◆ **DATA EXTRACT**
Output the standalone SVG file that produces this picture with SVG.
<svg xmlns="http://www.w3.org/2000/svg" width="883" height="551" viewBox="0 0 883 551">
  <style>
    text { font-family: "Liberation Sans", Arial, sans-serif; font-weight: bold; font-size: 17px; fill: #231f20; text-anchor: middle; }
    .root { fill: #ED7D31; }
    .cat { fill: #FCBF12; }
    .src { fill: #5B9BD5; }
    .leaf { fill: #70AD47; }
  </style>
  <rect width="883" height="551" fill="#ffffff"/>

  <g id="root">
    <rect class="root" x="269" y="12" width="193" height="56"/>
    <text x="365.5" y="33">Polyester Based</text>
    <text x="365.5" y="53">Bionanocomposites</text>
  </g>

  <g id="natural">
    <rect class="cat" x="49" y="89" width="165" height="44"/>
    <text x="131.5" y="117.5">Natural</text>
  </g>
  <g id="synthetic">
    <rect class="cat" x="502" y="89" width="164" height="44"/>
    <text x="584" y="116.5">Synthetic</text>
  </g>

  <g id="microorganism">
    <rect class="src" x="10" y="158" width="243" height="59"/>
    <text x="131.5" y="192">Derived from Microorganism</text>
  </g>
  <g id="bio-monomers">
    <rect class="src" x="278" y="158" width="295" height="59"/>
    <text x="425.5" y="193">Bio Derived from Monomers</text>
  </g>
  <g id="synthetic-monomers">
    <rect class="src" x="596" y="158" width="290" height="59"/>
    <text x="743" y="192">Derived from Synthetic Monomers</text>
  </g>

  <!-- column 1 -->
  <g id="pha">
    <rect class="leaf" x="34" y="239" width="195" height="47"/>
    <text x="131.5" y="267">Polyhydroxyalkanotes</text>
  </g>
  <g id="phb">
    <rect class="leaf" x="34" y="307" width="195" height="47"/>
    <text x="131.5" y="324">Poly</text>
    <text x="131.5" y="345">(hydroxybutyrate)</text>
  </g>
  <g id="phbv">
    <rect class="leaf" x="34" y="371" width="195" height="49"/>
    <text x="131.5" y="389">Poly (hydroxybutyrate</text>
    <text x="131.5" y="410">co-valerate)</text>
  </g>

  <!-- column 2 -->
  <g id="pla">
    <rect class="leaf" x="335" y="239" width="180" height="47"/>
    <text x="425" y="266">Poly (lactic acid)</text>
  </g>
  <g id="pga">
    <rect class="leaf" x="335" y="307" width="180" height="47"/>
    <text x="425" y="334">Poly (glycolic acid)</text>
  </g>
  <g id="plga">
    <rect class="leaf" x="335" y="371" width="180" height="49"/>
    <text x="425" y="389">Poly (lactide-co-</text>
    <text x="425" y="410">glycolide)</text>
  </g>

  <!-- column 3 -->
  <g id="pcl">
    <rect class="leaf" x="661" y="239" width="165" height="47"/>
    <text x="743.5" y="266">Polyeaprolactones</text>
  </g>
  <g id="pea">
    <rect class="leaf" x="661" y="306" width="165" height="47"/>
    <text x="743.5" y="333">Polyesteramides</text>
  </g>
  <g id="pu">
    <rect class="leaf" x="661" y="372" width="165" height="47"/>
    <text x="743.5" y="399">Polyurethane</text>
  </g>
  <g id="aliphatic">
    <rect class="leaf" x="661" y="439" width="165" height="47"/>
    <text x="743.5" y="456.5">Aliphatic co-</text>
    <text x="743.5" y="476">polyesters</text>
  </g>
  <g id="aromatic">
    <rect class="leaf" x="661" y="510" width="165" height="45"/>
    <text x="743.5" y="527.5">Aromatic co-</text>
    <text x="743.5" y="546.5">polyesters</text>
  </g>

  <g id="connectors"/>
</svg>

◆ **DIRECTIVE**
Extract all of the data above and output it character for character.

◆ **ANSWER BELOW**
Output the standalone SVG file that produces this picture with SVG.
<svg xmlns="http://www.w3.org/2000/svg" width="883" height="551" viewBox="0 0 883 551">
  <style>
    text { font-family: "Liberation Sans", Arial, sans-serif; font-weight: bold; font-size: 17px; fill: #231f20; text-anchor: middle; }
    .root { fill: #ED7D31; }
    .cat { fill: #FCBF12; }
    .src { fill: #5B9BD5; }
    .leaf { fill: #70AD47; }
  </style>
  <rect width="883" height="551" fill="#ffffff"/>

  <g id="root">
    <rect class="root" x="269" y="12" width="193" height="56"/>
    <text x="365.5" y="33">Polyester Based</text>
    <text x="365.5" y="53">Bionanocomposites</text>
  </g>

  <g id="natural">
    <rect class="cat" x="49" y="89" width="165" height="44"/>
    <text x="131.5" y="117.5">Natural</text>
  </g>
  <g id="synthetic">
    <rect class="cat" x="502" y="89" width="164" height="44"/>
    <text x="584" y="116.5">Synthetic</text>
  </g>

  <g id="microorganism">
    <rect class="src" x="10" y="158" width="243" height="59"/>
    <text x="131.5" y="192">Derived from Microorganism</text>
  </g>
  <g id="bio-monomers">
    <rect class="src" x="278" y="158" width="295" height="59"/>
    <text x="425.5" y="193">Bio Derived from Monomers</text>
  </g>
  <g id="synthetic-monomers">
    <rect class="src" x="596" y="158" width="290" height="59"/>
    <text x="743" y="192">Derived from Synthetic Monomers</text>
  </g>

  <!-- column 1 -->
  <g id="pha">
    <rect class="leaf" x="34" y="239" width="195" height="47"/>
    <text x="131.5" y="267">Polyhydroxyalkanotes</text>
  </g>
  <g id="phb">
    <rect class="leaf" x="34" y="307" width="195" height="47"/>
    <text x="131.5" y="324">Poly</text>
    <text x="131.5" y="345">(hydroxybutyrate)</text>
  </g>
  <g id="phbv">
    <rect class="leaf" x="34" y="371" width="195" height="49"/>
    <text x="131.5" y="389">Poly (hydroxybutyrate</text>
    <text x="131.5" y="410">co-valerate)</text>
  </g>

  <!-- column 2 -->
  <g id="pla">
    <rect class="leaf" x="335" y="239" width="180" height="47"/>
    <text x="425" y="266">Poly (lactic acid)</text>
  </g>
  <g id="pga">
    <rect class="leaf" x="335" y="307" width="180" height="47"/>
    <text x="425" y="334">Poly (glycolic acid)</text>
  </g>
  <g id="plga">
    <rect class="leaf" x="335" y="371" width="180" height="49"/>
    <text x="425" y="389">Poly (lactide-co-</text>
    <text x="425" y="410">glycolide)</text>
  </g>

  <!-- column 3 -->
  <g id="pcl">
    <rect class="leaf" x="661" y="239" width="165" height="47"/>
    <text x="743.5" y="266">Polyeaprolactones</text>
  </g>
  <g id="pea">
    <rect class="leaf" x="661" y="306" width="165" height="47"/>
    <text x="743.5" y="333">Polyesteramides</text>
  </g>
  <g id="pu">
    <rect class="leaf" x="661" y="372" width="165" height="47"/>
    <text x="743.5" y="399">Polyurethane</text>
  </g>
  <g id="aliphatic">
    <rect class="leaf" x="661" y="439" width="165" height="47"/>
    <text x="743.5" y="456.5">Aliphatic co-</text>
    <text x="743.5" y="476">polyesters</text>
  </g>
  <g id="aromatic">
    <rect class="leaf" x="661" y="510" width="165" height="45"/>
    <text x="743.5" y="527.5">Aromatic co-</text>
    <text x="743.5" y="546.5">polyesters</text>
  </g>

  <g id="connectors"/>
</svg>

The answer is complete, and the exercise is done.